Doug Black

Posted on Oct 20, 2018

Things I Learned Building an Analytics Engine

#analytics #sidehustle #sideprojects

Oh man, am I excited. This side project has been awhile coming.

I just released Engauge Analytics (https://engaugeanalytics.com/), a web analytics engine that allows you to get meaningful data from your website without stalking your users like some other large entities cough cough Google and Facebook cough cough.

What’s more, the paid tiers of Engauge allow you to get full, automated SEO evaluations of your sites, AND machine-learning driven content evaluations that help you know how your audience will react to your content BEFORE THEY VISIT.

It’s the geekiest thing I’ve ever made, and I’m crazy excited for it. But it was PAINFUL to make.

Here are some of the lessons I learned while building it.

Think About What You're Creating Before Building It

I was deep into building the UI for the app, with the analytics engine running and testing. A friend of mine got me a call with a friend who worked on product in a major company.

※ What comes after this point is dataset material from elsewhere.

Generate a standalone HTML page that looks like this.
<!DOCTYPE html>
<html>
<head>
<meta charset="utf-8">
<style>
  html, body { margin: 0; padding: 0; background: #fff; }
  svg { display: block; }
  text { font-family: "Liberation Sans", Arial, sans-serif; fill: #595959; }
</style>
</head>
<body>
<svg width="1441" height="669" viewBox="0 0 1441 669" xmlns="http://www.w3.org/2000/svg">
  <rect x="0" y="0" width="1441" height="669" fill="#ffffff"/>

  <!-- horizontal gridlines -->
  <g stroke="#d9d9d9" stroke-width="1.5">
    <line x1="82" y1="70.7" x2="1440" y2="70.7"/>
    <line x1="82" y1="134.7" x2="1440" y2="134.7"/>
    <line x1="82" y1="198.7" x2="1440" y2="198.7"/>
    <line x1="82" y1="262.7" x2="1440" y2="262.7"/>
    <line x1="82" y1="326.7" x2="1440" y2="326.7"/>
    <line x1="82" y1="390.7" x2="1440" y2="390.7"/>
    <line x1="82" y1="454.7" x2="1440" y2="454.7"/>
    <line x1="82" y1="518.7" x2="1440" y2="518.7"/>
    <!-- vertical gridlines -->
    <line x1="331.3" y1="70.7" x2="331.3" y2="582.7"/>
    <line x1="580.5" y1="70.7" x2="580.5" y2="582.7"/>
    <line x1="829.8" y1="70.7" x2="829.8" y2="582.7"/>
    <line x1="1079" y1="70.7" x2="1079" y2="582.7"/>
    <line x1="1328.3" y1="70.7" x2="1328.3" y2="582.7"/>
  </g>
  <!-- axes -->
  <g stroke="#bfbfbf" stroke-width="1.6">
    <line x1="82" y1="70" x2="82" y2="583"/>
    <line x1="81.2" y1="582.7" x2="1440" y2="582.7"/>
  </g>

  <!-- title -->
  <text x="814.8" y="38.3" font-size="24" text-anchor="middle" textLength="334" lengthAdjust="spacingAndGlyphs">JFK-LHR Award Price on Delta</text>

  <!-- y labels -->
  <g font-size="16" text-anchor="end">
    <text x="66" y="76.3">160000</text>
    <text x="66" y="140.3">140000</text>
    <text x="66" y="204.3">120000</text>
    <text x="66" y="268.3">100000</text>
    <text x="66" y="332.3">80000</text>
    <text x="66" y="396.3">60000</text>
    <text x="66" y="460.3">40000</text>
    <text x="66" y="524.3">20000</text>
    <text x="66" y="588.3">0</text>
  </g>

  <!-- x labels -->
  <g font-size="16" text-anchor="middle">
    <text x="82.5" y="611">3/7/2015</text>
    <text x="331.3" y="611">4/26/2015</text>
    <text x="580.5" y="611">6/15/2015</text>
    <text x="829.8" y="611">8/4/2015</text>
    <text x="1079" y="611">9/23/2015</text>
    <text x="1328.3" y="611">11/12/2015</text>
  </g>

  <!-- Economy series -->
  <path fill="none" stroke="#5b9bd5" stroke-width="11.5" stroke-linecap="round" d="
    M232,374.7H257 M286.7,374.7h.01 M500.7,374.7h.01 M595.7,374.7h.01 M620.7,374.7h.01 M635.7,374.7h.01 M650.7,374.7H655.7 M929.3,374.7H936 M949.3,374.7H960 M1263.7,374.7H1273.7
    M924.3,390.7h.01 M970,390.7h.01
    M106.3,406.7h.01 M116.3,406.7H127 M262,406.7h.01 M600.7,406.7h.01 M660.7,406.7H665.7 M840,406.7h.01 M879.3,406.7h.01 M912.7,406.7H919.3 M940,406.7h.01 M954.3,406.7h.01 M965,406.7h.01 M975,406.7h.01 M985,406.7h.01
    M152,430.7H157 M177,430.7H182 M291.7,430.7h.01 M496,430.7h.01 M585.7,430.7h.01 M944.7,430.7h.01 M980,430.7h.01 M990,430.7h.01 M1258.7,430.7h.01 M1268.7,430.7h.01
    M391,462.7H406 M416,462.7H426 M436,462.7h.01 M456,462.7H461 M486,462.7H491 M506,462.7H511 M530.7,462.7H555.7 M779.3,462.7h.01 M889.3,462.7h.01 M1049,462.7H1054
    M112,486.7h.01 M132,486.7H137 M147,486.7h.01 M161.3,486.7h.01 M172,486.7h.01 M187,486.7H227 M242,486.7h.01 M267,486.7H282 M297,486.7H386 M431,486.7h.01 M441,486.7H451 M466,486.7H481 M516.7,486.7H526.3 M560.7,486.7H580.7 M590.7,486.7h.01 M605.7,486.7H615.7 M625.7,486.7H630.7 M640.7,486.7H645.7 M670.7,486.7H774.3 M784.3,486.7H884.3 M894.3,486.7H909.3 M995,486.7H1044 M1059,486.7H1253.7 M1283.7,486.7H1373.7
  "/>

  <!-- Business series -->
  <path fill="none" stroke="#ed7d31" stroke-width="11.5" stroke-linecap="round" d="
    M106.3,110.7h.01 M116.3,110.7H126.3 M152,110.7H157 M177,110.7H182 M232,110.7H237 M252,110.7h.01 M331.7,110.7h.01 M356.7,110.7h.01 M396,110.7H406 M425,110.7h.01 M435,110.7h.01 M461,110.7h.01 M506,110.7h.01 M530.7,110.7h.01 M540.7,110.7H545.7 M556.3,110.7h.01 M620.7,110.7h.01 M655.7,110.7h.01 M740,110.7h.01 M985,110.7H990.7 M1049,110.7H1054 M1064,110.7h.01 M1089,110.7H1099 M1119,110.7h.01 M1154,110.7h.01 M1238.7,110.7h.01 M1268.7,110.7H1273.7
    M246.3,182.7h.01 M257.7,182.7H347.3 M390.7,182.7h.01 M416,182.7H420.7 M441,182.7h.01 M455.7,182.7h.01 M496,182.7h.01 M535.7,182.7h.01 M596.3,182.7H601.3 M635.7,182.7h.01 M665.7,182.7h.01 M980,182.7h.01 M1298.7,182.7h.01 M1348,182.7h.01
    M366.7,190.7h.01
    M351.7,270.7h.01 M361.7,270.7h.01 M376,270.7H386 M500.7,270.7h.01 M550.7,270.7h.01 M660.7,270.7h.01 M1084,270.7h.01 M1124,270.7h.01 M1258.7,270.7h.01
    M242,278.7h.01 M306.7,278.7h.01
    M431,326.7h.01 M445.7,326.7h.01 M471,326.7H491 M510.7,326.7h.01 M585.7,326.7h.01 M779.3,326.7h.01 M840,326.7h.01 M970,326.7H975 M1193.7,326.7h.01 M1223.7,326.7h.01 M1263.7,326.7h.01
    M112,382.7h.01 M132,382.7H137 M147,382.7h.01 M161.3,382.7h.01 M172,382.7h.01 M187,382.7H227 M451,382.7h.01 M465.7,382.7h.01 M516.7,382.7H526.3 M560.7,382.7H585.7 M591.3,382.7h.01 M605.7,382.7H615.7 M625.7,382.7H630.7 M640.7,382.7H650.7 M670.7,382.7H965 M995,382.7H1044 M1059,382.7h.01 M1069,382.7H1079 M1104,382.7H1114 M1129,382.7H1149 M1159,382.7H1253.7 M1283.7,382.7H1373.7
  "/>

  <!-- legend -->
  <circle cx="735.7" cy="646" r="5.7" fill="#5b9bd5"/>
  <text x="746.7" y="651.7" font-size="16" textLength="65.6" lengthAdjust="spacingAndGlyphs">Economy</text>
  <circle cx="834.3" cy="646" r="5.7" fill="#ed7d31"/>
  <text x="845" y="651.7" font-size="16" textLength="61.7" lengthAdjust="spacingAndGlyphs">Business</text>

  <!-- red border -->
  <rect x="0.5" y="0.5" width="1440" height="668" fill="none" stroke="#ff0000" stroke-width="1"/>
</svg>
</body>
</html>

I walked him through the product from start to finish, using fancy words like "proprietary".

His first question: "So who are you making this for?"

Great question. I hadn't really thought about it.

So, side projects are fun and challenging. The biggest lesson I learned up front: If you're going to market it, think about who you're marketing it to.

Ask For Feedback

Two weeks before release, I invited a number of users to test it in alpha and give feedback. The feedback was awesome, and lead to a lot of common-sense features that I had missed.

Some of it was a little tough to hear. This was my baby, and I was incubating it from scratch and asking folks for feedback on how that baby should be raised was sometimes painful.

But, with every suggestion came an opportunity to grow the app. Not every suggestion got implemented, but some of it showed me that the app would go nowhere without it.

The Data Got Big Quick

So, the way the app is set up, I knew the database would get big quick. I just didn't realize HOW big.

It was so big with the alpha users that it crashed the entire thing. I had to quickly scale, and think about scaling in a much bigger way.

Scaling the server and DB was easy, but I'm still not totally pleased with this. Any feedback for a relational database that scales large and gives quick queries?

Enjoy the Journey

Maybe you've been here, too: "Side project is done, now what's next? Let's build something else! A space monitor API that looks at dark matter, utilizing....webpack!"

This seems to be the first side project in a long while (maybe ever) that hasn't given me the itch to move on immediately. This is built, and I want to see it grow and succeed and scale like crazy.

I have to admit, I'm still really learning about it. I'll post some more, maybe some how-tos, on how I built some of this. But, I know there are still areas of growth in this that I haven't even touched. Do I copyright it? Patent the algorithms? Scale to a different database structure? Multi-tenancy?

Time to keep learning!

Top comments (4)

Adrian B.G. • Oct 21 '18

Any feedback for a relational database that scales large and gives quick queries?

You can migrate to MariaDB and scale your DB. It has multiple storage engines, and a master-to-master replication, sharding or the traditional master-slave. With the columnar storage I think it can handle PB of data.

But all the big analytics players uses simpler key-value (columnar) solutions, so they can scale horizontally. Collecting events and running crunching jobs to aggregate and enrich them is better than squeezing performance from a SQL query.

Side-projects are fun for us, devs, the problem arises when we want money out of it. Then all the stuff come that we do not want to handle, from laws to marketing, from customer support to hosting bills.

Doug Black • Oct 21 '18

Thank you! I went with Percona off the bat for this one...it's just soooooo fast.

Tell me more about the key-value solutions! This may be just what I'm looking for!

Adrian B.G. • Oct 21 '18

At an abstract level:

Getting rid of the relationships, and using simple documents, you can shard better, with specific Storages like Cassandra.

Sharding an SQL, most of the times, it requires to get rid of the relationships and Joins. Even if it does not, it will add an overhead because it will query and group data from different shards, in a cascading effect.

If the "sharding" algorithm has to take into consideration data relationships, and wants to keep data as local as possible, then you will have "Hot" spots and unbalanced shards.

I don't say it is impossible to scale SQL, I say that it will be harder and more expensive, if you can afford Spanner from Google or a big setup of Vintess, or 5-8 big servers behind a Galera go ahead!

Bottom line, if you want to go beyond a few TBs of data, I would suggest rethink your structure in a Columnar way, and less SQLish.

Doug Black • Oct 21 '18

This is a great place to start! Thank you!